“Non contestiamo il possibile sgombero, ma le modalità con cui si sta mettendo in atto. Abbiamo bisogno di tempo, non si possono buttare quasi 100 persone in mezzo a una strada”. L’appello è di Olimpia Barba, referente del settore scuola “Ubuntu” dopo le diffide ricevute dagli abitanti del campo rom dell’ex scuola Morrone a Torre Annunziata.

Dopo il blitz dei carabinieri della settimana scorsa, all’area sono stati tolti gli allacci abusivi alla rete elettrica in attesa che si proceda con le operazioni di sgombero. Un’ipotesi che gli abitanti della zona vogliono scongiurare.

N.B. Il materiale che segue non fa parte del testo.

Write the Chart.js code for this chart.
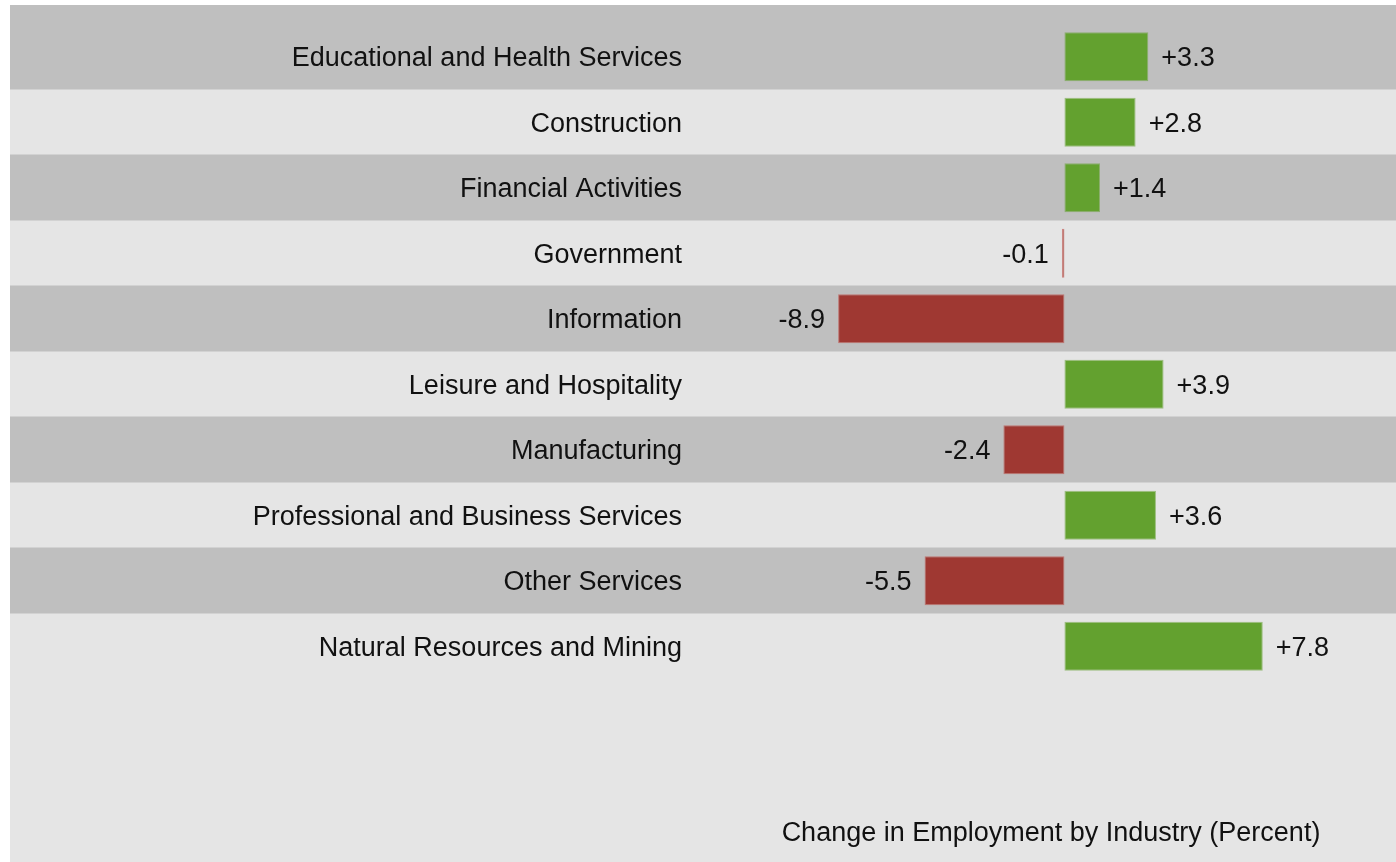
<!DOCTYPE html>
<html>
<head>
<meta charset="utf-8">
<script src="https://cdn.jsdelivr.net/npm/chart.js@4/dist/chart.umd.min.js"></script>
<style>
  html, body { margin: 0; padding: 0; background: #ffffff; }
  canvas { display: block; }
</style>
</head>
<body>
<canvas id="c" width="1396" height="862"></canvas>
<script>
const categories = [
  "Educational and Health Services",
  "Construction",
  "Financial Activities",
  "Government",
  "Information",
  "Leisure and Hospitality",
  "Manufacturing",
  "Professional and Business Services",
  "Other Services",
  "Natural Resources and Mining"
];
const changePercent = [3.3, 2.8, 1.4, -0.1, -8.9, 3.9, -2.4, 3.6, -5.5, 7.8];
const chartTitle = "Change in Employment by Industry (Percent)";

const GREEN = "#63a12f";
const RED = "#9f3832";
const GREEN_EDGE = "rgba(99,161,47,0.55)";
const RED_EDGE = "rgba(190,70,64,0.6)";
const FONT = "'Liberation Sans', Arial, sans-serif";

const bandPlugin = {
  id: "bands",
  beforeDraw(chart) {
    const ctx = chart.ctx;
    const y = chart.scales.y;
    const W = chart.width, H = chart.height;
    ctx.save();
    ctx.fillStyle = "#e5e5e5";
    ctx.fillRect(10, 5, W - 10, H - 5);
    const step = Math.abs(y.getPixelForValue(1) - y.getPixelForValue(0));
    for (let i = 0; i < categories.length; i++) {
      const c = y.getPixelForValue(i);
      let top = c - step / 2, bot = c + step / 2;
      if (i === 0) top = 5;
      if (i % 2 === 0) {
        ctx.fillStyle = "#bfbfbf";
        ctx.fillRect(10, top, W - 10, bot - top);
      }
      if (i < categories.length - 1) {
        ctx.fillStyle = "#d2d2d2";
        ctx.fillRect(10, Math.round(bot) - 1, W - 10, 1);
      }
    }
    ctx.restore();
  },
  afterDatasetsDraw(chart) {
    const ctx = chart.ctx;
    const meta = chart.getDatasetMeta(0);
    ctx.save();
    ctx.font = "27px " + FONT;
    ctx.fillStyle = "#111111";
    ctx.textBaseline = "middle";
    meta.data.forEach((bar, i) => {
      const v = changePercent[i];
      const txt = (v > 0 ? "+" : "") + v.toFixed(1);
      if (v >= 0) {
        ctx.textAlign = "left";
        ctx.fillText(txt, bar.x + 13, bar.y + 2);
      } else {
        ctx.textAlign = "right";
        ctx.fillText(txt, bar.x - 13, bar.y + 2);
      }
    });
    ctx.textAlign = "center";
    ctx.textBaseline = "alphabetic";
    ctx.fillText(chartTitle, 1051, 841);
    ctx.restore();
  }
};

new Chart(document.getElementById("c"), {
  type: "bar",
  data: {
    labels: categories,
    datasets: [{
      data: changePercent,
      backgroundColor: changePercent.map(v => v >= 0 ? GREEN : RED),
      borderColor: changePercent.map(v => v >= 0 ? GREEN_EDGE : RED_EDGE),
      borderWidth: 1,
      borderSkipped: false,
      barPercentage: 0.75,
      categoryPercentage: 1.0
    }]
  },
  options: {
    indexAxis: "y",
    responsive: false,
    devicePixelRatio: 1,
    animation: false,
    layout: { padding: { left: 0, right: 1, top: 24, bottom: 183 } },
    plugins: {
      legend: { display: false },
      tooltip: { enabled: false },
      title: { display: false }
    },
    scales: {
      x: {
        display: false,
        min: -15,
        max: 13
      },
      y: {
        grid: { display: false, drawTicks: false },
        border: { display: false },
        ticks: {
          padding: 1,
          labelOffset: 2,
          color: "#111111",
          font: { family: FONT, size: 27 }
        },
        afterFit(scale) { scale.width = 683; }
      }
    }
  },
  plugins: [bandPlugin]
});
</script>
</body>
</html>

IL SIT-IN. Circa una ventina di persone si sono radunate spontaneamente dinanzi all’ingresso del campo. Tra queste, i volontari dell’associazione “Ubuntu”, da sempre impegnati in opere di alfabetizzazione, specie con i bimbi che abitano nel campo rom. “Non si sta tenendo conto del diritto allo studio di questi bambini – ha spiegato Olimpia Barba -. Sembra una cosa di poco conto, ma è una delle poche possibilità di riscatto che questi ragazzi possono avere. Questo intervento, così brusco e tempestivo, ci sembra assurdo. Le famiglie hanno bisogno di tempo per trovare un’altra sistemazione adeguata”.

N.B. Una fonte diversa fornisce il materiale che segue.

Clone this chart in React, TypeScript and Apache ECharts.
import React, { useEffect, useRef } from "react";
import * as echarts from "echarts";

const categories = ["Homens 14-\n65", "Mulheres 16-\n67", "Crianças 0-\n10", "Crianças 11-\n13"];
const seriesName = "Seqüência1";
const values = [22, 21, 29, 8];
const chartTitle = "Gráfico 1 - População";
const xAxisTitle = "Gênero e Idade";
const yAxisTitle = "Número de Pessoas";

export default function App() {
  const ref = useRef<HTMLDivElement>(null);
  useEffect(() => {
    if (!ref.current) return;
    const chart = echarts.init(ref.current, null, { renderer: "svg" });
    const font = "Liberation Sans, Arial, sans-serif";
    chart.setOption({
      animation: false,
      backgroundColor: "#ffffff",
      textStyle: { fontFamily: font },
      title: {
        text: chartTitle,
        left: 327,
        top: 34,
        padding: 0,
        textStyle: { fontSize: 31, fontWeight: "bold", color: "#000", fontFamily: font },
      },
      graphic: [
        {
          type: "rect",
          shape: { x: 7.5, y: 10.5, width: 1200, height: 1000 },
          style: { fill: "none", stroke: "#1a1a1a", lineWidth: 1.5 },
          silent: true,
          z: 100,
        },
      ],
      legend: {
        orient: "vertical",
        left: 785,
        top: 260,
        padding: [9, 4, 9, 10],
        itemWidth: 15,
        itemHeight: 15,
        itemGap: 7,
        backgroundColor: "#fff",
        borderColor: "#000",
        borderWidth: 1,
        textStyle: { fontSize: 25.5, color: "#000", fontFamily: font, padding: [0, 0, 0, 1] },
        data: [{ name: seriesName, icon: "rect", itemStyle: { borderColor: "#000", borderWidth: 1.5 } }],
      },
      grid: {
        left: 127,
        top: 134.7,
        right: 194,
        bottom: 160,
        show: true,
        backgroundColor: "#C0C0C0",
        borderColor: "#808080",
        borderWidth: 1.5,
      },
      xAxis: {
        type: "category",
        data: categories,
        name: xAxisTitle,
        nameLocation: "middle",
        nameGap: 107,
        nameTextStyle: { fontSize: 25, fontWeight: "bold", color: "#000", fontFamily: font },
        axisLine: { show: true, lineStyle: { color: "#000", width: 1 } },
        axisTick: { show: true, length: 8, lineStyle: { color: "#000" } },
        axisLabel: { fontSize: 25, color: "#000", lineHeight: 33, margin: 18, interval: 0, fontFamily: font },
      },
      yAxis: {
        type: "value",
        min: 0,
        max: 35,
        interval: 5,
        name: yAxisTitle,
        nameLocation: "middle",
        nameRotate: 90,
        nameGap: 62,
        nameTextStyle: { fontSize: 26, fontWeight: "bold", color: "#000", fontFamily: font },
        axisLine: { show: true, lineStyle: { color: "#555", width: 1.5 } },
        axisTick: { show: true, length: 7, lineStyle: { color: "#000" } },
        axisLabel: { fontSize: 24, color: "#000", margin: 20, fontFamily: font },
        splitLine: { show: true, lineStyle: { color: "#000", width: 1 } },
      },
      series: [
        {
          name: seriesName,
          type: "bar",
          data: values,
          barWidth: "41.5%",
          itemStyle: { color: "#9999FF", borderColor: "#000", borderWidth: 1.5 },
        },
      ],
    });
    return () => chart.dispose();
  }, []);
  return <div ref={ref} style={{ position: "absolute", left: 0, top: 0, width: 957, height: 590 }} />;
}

LO SGOMBERO DI LARGO MACELLO. Venerdì 28 ottobre 2016 l’allora sindaco Giosuè Starita firmò l’ordinanza di sgombero di Largo Macello. A dettare l’atto, un sopralluogo dell’Asl che dichiarò per quei luoghi carenti condizioni igieniche e sanitarie, oltre al problema degli scarichi illeciti e all’accumulo di rifiuti. Alla base, però, c’erano anche la necessità di terminare il lotto di lavori di risanamento del porto e quelli relativi alla bretella. “Quelle famiglie furono abbandonate a se stesse, senza un percorso di accompagnamento e di reinserimento nella società – ha continuato Loredana Trisante, dell’associazione Ubuntu -. Molte di quelle famiglie, con bambini al seguito, ora sono alla Morrone e rischiano di rivivere quest’incubo. Hanno bisogno dell’aiuto dell’amministrazione”.

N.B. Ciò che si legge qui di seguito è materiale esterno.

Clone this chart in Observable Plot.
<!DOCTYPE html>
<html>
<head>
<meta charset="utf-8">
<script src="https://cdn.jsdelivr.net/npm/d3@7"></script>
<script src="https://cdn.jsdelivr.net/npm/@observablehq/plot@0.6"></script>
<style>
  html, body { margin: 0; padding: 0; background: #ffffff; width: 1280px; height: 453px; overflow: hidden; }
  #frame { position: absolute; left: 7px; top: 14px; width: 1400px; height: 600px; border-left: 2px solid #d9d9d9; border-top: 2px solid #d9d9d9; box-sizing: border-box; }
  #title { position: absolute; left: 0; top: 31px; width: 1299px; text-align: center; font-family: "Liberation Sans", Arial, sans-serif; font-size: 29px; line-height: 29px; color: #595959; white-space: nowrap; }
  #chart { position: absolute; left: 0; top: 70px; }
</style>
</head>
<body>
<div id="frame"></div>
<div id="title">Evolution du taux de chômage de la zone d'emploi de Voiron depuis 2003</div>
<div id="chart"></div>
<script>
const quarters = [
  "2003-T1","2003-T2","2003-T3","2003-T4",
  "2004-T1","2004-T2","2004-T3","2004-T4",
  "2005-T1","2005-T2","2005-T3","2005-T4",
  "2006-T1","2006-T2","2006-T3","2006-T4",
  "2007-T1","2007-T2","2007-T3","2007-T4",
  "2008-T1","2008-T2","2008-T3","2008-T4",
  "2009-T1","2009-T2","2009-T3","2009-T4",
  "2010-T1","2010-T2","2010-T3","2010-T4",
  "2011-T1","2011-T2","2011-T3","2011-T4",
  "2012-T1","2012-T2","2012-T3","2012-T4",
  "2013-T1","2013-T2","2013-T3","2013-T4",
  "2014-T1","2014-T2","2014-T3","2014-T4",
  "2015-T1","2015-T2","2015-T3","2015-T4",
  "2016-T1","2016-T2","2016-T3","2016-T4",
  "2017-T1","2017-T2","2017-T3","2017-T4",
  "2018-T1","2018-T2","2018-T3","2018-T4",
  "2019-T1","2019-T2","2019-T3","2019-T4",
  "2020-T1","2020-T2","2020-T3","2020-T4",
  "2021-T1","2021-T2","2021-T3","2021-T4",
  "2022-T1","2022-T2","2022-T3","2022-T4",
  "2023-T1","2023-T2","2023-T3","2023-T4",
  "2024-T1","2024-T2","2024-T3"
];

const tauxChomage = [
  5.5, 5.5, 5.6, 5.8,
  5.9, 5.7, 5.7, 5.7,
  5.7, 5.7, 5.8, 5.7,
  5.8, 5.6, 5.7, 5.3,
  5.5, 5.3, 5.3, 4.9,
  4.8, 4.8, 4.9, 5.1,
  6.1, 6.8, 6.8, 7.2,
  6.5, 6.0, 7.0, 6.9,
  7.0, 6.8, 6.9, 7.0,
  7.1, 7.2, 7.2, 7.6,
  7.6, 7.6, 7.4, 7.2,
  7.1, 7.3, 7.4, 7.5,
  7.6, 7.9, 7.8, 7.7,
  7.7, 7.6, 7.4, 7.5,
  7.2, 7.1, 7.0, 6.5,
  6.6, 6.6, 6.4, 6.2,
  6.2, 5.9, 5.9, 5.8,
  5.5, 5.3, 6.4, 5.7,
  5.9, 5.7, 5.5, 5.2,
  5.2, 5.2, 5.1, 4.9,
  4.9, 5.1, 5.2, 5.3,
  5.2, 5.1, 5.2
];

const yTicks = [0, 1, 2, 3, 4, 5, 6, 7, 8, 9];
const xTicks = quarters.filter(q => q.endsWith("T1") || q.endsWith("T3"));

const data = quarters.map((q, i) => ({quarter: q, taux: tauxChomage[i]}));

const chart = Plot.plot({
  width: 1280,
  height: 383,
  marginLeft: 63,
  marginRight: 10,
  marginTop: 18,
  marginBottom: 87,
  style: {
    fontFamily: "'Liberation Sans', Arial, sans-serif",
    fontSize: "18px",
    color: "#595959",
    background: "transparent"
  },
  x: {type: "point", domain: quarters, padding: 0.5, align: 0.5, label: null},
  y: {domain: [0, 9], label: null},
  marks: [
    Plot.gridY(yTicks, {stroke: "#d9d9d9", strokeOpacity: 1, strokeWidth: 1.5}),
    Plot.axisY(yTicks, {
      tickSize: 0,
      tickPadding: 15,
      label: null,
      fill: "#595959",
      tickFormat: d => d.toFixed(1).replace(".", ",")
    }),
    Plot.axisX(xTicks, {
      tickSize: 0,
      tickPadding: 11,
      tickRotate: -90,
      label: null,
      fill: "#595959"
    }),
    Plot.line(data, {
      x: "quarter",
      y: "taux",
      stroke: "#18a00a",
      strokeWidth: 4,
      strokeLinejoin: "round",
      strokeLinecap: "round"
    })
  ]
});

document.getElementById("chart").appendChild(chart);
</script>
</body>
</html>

LA SVOLTA DI SANYA. Da Largo Macello, però, nacque un “miracolo”. Quello di Sanya, una donna di etnia rom neppure 40enne che si trovò costretta, senza marito e con 5 figli al seguito (di cui una appena nata), a lasciare tutto ciò che possedeva. Anche grazie all’aiuto di Ubuntu, la donna si è ricostruita una vita in Germania, presso alcuni parenti: “Vorremmo che la possibilità che ha avuto Sanya – ha concluso Loredana Trisante – fosse data anche a queste persone, che hanno bisogno di un minimo di stabilità per permettere ai loro figli di terminare un percorso d’istruzione”.